Kathleen Blanchard's picture

Controlling weight in the presence of diabetes is difficult, and for some patients impossible. Focus on food is a part of diabetes treatment and is explored by researchers in an effort to find ways to help diabetics manage the disease and control eating disorders.

Researchers from the Medical College of Georgia suggest that diabetics have a difficult time controlling weight because of the disease and also as a result of insulin treatment that wreaks havoc on appetite hormones.

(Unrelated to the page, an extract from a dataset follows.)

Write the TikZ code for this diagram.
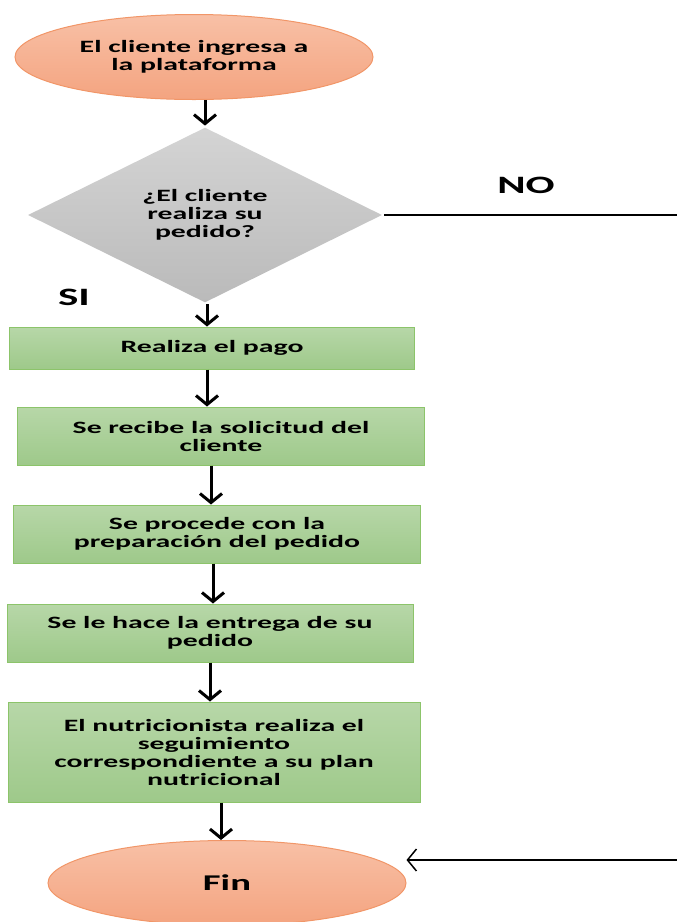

Dr. Deborah Young-Hyman, pediatric psychologist at the Medical College of Georgia's Georgia Prevention Institute explains, "You can't use the same criteria to diagnose eating disorders that you use in non-diabetic populations because what we actually prescribe as part of diabetes treatment is part of disordered eating behavior. Food preoccupation is one example."

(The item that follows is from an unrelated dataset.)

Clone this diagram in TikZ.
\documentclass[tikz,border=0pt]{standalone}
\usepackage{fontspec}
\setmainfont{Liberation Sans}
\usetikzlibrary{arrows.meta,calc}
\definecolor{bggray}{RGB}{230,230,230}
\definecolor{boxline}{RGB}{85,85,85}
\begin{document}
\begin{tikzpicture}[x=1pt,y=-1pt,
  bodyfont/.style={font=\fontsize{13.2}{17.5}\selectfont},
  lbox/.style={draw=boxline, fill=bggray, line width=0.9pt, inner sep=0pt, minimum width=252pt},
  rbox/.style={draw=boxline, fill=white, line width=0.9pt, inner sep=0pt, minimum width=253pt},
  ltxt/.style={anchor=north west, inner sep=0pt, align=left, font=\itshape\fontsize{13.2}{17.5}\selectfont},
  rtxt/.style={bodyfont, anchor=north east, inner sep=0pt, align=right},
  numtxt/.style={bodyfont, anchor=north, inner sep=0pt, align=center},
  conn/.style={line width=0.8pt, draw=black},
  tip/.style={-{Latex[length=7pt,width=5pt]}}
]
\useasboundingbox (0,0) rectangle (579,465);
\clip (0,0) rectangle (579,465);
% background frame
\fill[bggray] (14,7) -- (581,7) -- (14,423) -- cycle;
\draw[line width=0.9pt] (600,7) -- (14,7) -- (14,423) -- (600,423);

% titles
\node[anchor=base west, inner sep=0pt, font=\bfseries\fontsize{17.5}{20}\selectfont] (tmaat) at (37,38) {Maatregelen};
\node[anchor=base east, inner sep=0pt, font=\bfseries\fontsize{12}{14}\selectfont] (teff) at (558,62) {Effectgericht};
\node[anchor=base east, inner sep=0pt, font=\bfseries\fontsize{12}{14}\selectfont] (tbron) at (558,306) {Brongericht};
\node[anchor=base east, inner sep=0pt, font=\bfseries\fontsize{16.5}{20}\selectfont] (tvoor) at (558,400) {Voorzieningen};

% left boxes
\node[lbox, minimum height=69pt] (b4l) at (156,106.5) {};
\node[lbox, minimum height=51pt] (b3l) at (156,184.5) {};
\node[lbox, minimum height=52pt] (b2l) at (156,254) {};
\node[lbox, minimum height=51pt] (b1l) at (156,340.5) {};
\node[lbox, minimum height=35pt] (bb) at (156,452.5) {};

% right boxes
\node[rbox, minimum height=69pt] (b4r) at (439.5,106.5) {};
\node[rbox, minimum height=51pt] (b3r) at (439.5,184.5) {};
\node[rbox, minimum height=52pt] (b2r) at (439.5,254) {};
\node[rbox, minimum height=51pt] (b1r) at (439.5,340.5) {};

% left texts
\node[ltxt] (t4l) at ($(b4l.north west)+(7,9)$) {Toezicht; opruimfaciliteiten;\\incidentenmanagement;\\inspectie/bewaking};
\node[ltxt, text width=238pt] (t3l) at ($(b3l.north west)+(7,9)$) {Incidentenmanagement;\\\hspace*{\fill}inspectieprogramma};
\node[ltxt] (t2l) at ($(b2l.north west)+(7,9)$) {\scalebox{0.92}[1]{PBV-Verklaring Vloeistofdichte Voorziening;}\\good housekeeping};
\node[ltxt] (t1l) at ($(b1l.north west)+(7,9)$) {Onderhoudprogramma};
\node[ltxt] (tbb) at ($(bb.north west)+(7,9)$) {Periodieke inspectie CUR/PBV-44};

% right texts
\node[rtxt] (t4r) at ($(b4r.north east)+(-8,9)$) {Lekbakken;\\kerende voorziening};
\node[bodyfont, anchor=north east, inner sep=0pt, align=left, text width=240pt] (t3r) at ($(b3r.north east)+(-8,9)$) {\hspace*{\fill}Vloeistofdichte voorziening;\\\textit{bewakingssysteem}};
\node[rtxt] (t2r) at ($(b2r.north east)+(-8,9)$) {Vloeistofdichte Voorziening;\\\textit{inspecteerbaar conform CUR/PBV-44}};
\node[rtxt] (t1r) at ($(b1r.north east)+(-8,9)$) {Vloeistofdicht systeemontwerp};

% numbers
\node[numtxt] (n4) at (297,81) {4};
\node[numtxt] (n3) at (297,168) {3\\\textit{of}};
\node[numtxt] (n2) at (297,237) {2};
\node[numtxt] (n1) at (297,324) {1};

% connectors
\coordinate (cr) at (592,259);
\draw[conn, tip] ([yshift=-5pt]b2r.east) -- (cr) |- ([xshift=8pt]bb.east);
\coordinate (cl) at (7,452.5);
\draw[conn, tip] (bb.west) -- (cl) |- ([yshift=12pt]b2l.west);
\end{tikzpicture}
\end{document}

Studies of non-diabetics are needed for comparison to better understand what underlies eating disorders among diabetic patients. Insulin injections that lower blood sugar levels lead to hunger. The researchers say food metabolism becomes more complex for diabetics, making it difficult to control appetite and avoid weight gain. Leptin, the hormone that signals feelings of food satiety, also becomes dysregulated, leading to hunger with variable blood sugar levels.


It's not hard to see how the treatment of the disease can lead to disordered eating behavior to control weight gain," Dr. Young-Hyman said. Young women with Type I diabetes may be especially vulnerable, finding it difficult to control how much they eat, in turn leading to binging and purging behaviors and missed insulin doses in efforts to avoid weight gain.

"We need to document that these patients are experiencing dysregulation in satiety and that it's not only connected with factors one usually associates with disordered eating behaviors such as societal pressure, anxiety and depression," Dr. Young-Hyman said. "It's also associated with having diabetes."

As a psychologist, Dr. Young-Hyman has treated many diabetics diagnosed with an eating disorder. Diabetics initially lose weight. Once they start insulin therapy they gain weight quickly, making it difficult to control food consumption. The result is missed insulin doses, disordered eating behaviors that include skipped meals, and binging and purging, especially for young women, and increasingly more males, who are under pressure from society to remain thin.

More studies are suggested to uncover the incidence of eating disorders among Type I diabetics that could lead to better treatment options. For those with diabetes, weight gain and appetite control become difficult both from diabetes treatment and from the disease itself, leading to eating disorders and long term complications.

In an effort to find diabetes' link to eating disorders, Dr. Young-Hyman and colleagues are participating in a study of 90 children age 10 to 17 who are newly diagnosed with diabetes and transitioning to treatment with an insulin pump, funded by the American Diabetes Association. The study will look at eating behaviors and attitudes, and blood sugar response with insulin treatment and may answer questions about eating disorders among diabetics.